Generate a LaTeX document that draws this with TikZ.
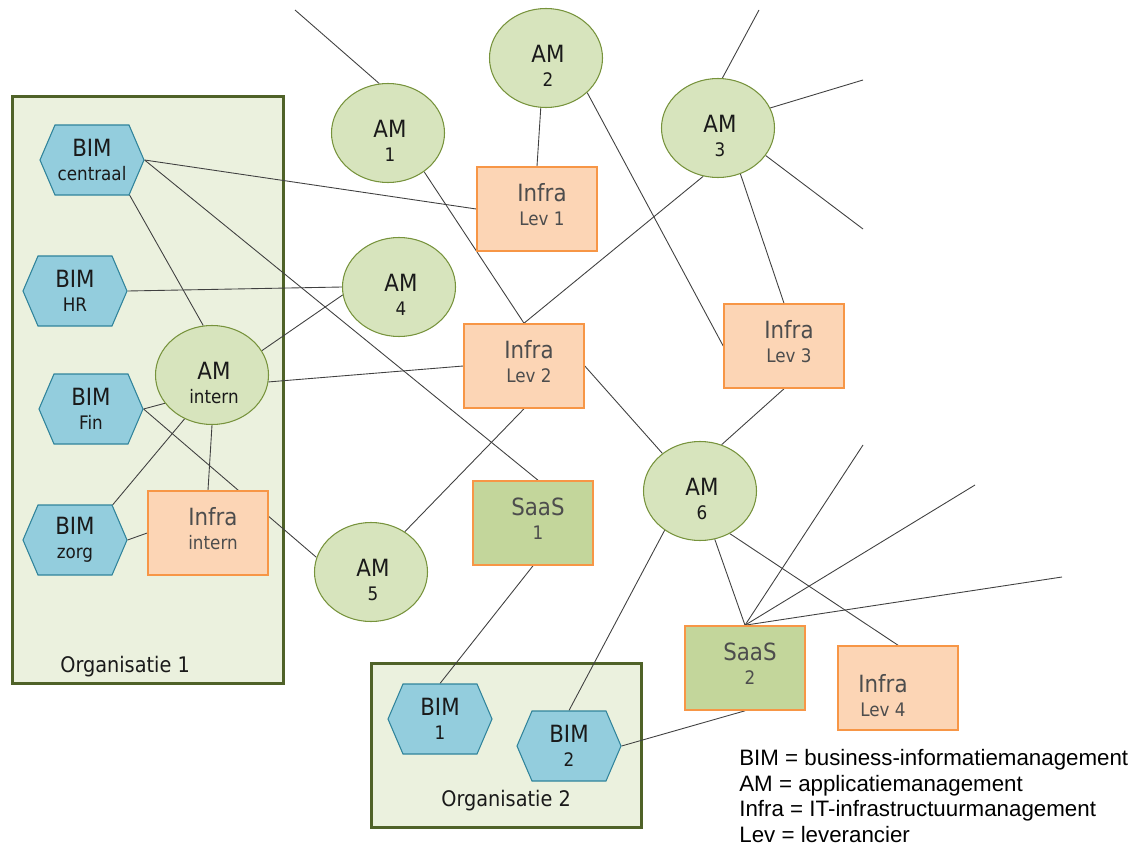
\documentclass[tikz,border=0pt]{standalone}
\usepackage{fontspec}
\setmainfont{DejaVu Sans Condensed}
\newfontfamily\legendfont{Liberation Sans}
\usetikzlibrary{shapes.geometric,shapes.symbols,calc}
\definecolor{orgfill}{HTML}{EBF1DE}
\definecolor{orgline}{HTML}{4F6228}
\definecolor{bimfill}{HTML}{93CDDD}
\definecolor{bimline}{HTML}{31849B}
\definecolor{amfill}{HTML}{D7E4BD}
\definecolor{amline}{HTML}{77933C}
\definecolor{infrafill}{HTML}{FCD5B5}
\definecolor{saasfill}{HTML}{C3D69B}
\definecolor{boxline}{HTML}{F79646}
\definecolor{boxtext}{HTML}{4D4D4D}
\definecolor{linkcol}{HTML}{404040}
\definecolor{darktext}{HTML}{1A1A1A}
\newcommand\subline[1]{{\fontsize{10.6}{13.7}\selectfont #1}}
\pgfdeclarelayer{back}
\pgfdeclarelayer{links}
\pgfsetlayers{back,links,main}
\begin{document}
\begin{tikzpicture}[x=0.2mm,y=-0.2mm,
  bigfont/.style={font=\fontsize{13.5}{13.7}\selectfont},
  org/.style={rectangle, draw=orgline, fill=orgfill, line width=1.9pt, inner sep=0pt},
  orglabel/.style={anchor=base west, inner sep=0pt, text=darktext, font=\fontsize{12.2}{14}\selectfont},
  bim/.style={signal, signal to=east and west, signal pointer angle=133.6,
    draw=bimline, fill=bimfill, line width=0.6pt,
    minimum width=20.8mm, minimum height=14mm, inner sep=0pt,
    align=center, text=darktext, bigfont},
  am/.style={ellipse, draw=amline, fill=amfill, line width=0.6pt,
    minimum width=22.6mm, minimum height=19.8mm, inner sep=0pt},
  amlab/.style={align=center, text=darktext, bigfont, inner sep=0pt, xshift=0.4mm, yshift=-1.6mm},
  box/.style={rectangle, draw=boxline, line width=0.9pt,
    minimum width=24mm, minimum height=16.8mm, inner sep=0pt},
  infra/.style={box, fill=infrafill},
  saas/.style={box, fill=saasfill},
  boxlab/.style={align=center, text=boxtext, bigfont, inner sep=0pt, xshift=1mm, yshift=0.8mm},
  link/.style={draw=linkcol, line width=0.5pt},
  legend/.style={anchor=base west, inner sep=0pt, align=left, text=black,
    font=\legendfont\fontsize{12.7}{14.5}\selectfont}]

\useasboundingbox (0,0) rectangle (1134,847);

% organisation frames
\begin{pgfonlayer}{back}
  \fill[white] (0,0) rectangle (1134,847);
  \node[org, minimum width=54.2mm, minimum height=117.4mm] (org1) at (148,390) {};
  \node[org, minimum width=54mm, minimum height=32.8mm] (org2) at (506.5,745.5) {};
\end{pgfonlayer}
\node[orglabel] (org1lab) at (60,672) {Organisatie 1};
\node[orglabel] (org2lab) at (441,806) {Organisatie 2};

% business information management
\node[bim] (bimc)    at (92,160)  {BIM\\\subline{centraal}};
\node[bim] (bimhr)   at (75,291)  {BIM\\\subline{HR}};
\node[bim] (bimfin)  at (91,409)  {BIM\\\subline{Fin}};
\node[bim] (bimzorg) at (75,540)  {BIM\\\subline{zorg}};
\node[bim] (bim1)    at (440,719) {BIM\\\subline{1}};
\node[bim] (bim2)    at (569,746) {BIM\\\subline{2}};

% application management
\node[am, label={[amlab]center:AM\\\subline{1}}]      (am1)   at (388,133) {};
\node[am, label={[amlab]center:AM\\\subline{2}}]      (am2)   at (546,58)  {};
\node[am, label={[amlab]center:AM\\\subline{3}}]      (am3)   at (718,128) {};
\node[am, label={[amlab]center:AM\\\subline{4}}]      (am4)   at (399,287) {};
\node[am, label={[amlab]center:AM\\\subline{intern}}] (amint) at (212,375) {};
\node[am, label={[amlab]center:AM\\\subline{5}}]      (am5)   at (371,572) {};
\node[am, label={[amlab]center:AM\\\subline{6}}]      (am6)   at (700,491) {};

% infrastructure and SaaS suppliers
\node[infra, label={[boxlab]center:Infra\\\subline{Lev 1}}]  (lev1)   at (537,209) {};
\node[infra, label={[boxlab]center:Infra\\\subline{Lev 2}}]  (lev2)   at (524,366) {};
\node[infra, label={[boxlab]center:Infra\\\subline{Lev 3}}]  (lev3)   at (784,346) {};
\node[infra, label={[boxlab]center:Infra\\\subline{intern}}] (infint) at (208,533) {};
\node[infra, label={[boxlab, xshift=-4mm, yshift=-2.4mm]center:Infra\\\subline{Lev 4}}] (lev4) at (898,688) {};
\node[saas, label={[boxlab]center:SaaS\\\subline{1}}] (saas1) at (533,523) {};
\node[saas, label={[boxlab]center:SaaS\\\subline{2}}] (saas2) at (745,668) {};

% legend (anchored on the baseline of its last line)
\node[legend] (legend) at (739,842) {BIM = business-informatiemanagement\\AM = applicatiemanagement\\Infra = IT-infrastructuurmanagement\\Lev = leverancier};

% open ends of connections leaving the picture
\coordinate (f1) at (295,10);
\coordinate (f2) at (759,10);
\coordinate (f3) at (863,80);
\coordinate (f4) at (863,229);
\coordinate (f5) at (863,445);
\coordinate (f6) at (975,485);
\coordinate (f7) at (1062,577);

% connections
\begin{pgfonlayer}{links}
  \draw[link] (f1) -- (am1.100);
  \draw[link] (am2.264) -- (lev1.north);
  \draw[link] (am2.320) -- (lev3.west);
  \draw[link] (am1.313) -- (lev2.north);
  \draw[link] (bimc.east) -- (lev1.west);
  \draw[link] (bimc.east) -- ($(saas1.north)+(5,0)$);
  \draw[link] (bimc.317) -- (amint.100);
  \draw[link] (bimhr.east) -- (am4.west);
  \draw[link] (amint.26) -- (am4.188);
  \draw[link] (amint.353) -- (lev2.west);
  \draw[link] (bimfin.east) -- (amint.211);
  \draw[link] (bimfin.east) -- (am5.165);
  \draw[link] (amint.238) -- (bimzorg.43);
  \draw[link] (amint.270) -- (infint.north);
  \draw[link] (bimzorg.east) -- (infint.west);
  \draw[link] (am5.50) -- (lev2.south);
  \draw[link] (am3.253) -- (lev2.north);
  \draw[link] (am3.85) -- (f2);
  \draw[link] (am3.21) -- (f3);
  \draw[link] (am3.330) -- (f4);
  \draw[link] (am3.296) -- (lev3.north);
  \draw[link] (lev3.south) -- (am6.65);
  \draw[link] (lev2.east) -- (am6.135);
  \draw[link] (am6.228) -- (bim2.north);
  \draw[link] (am6.287) -- (saas2.north);
  \draw[link] (am6.305) -- (lev4.north);
  \draw[link] (saas2.north) -- (f5);
  \draw[link] (saas2.north) -- (f6);
  \draw[link] (saas2.north) -- (f7);
  \draw[link] (saas2.south) -- (bim2.east);
  \draw[link] (saas1.south) -- (bim1.north);
\end{pgfonlayer}
\end{tikzpicture}
\end{document}
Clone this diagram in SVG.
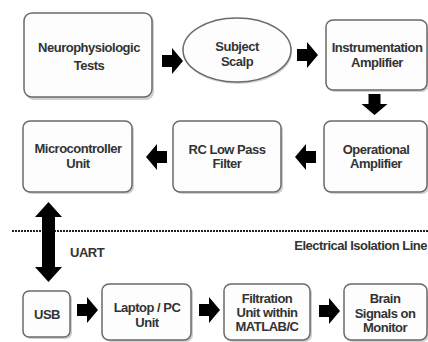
|---|
Stated task.
Gather up every line from the listing above in which the word "this" occurs.

Finished answer.
Generate a LaTeX document that draws this with TikZ.
Clone this diagram in SVG.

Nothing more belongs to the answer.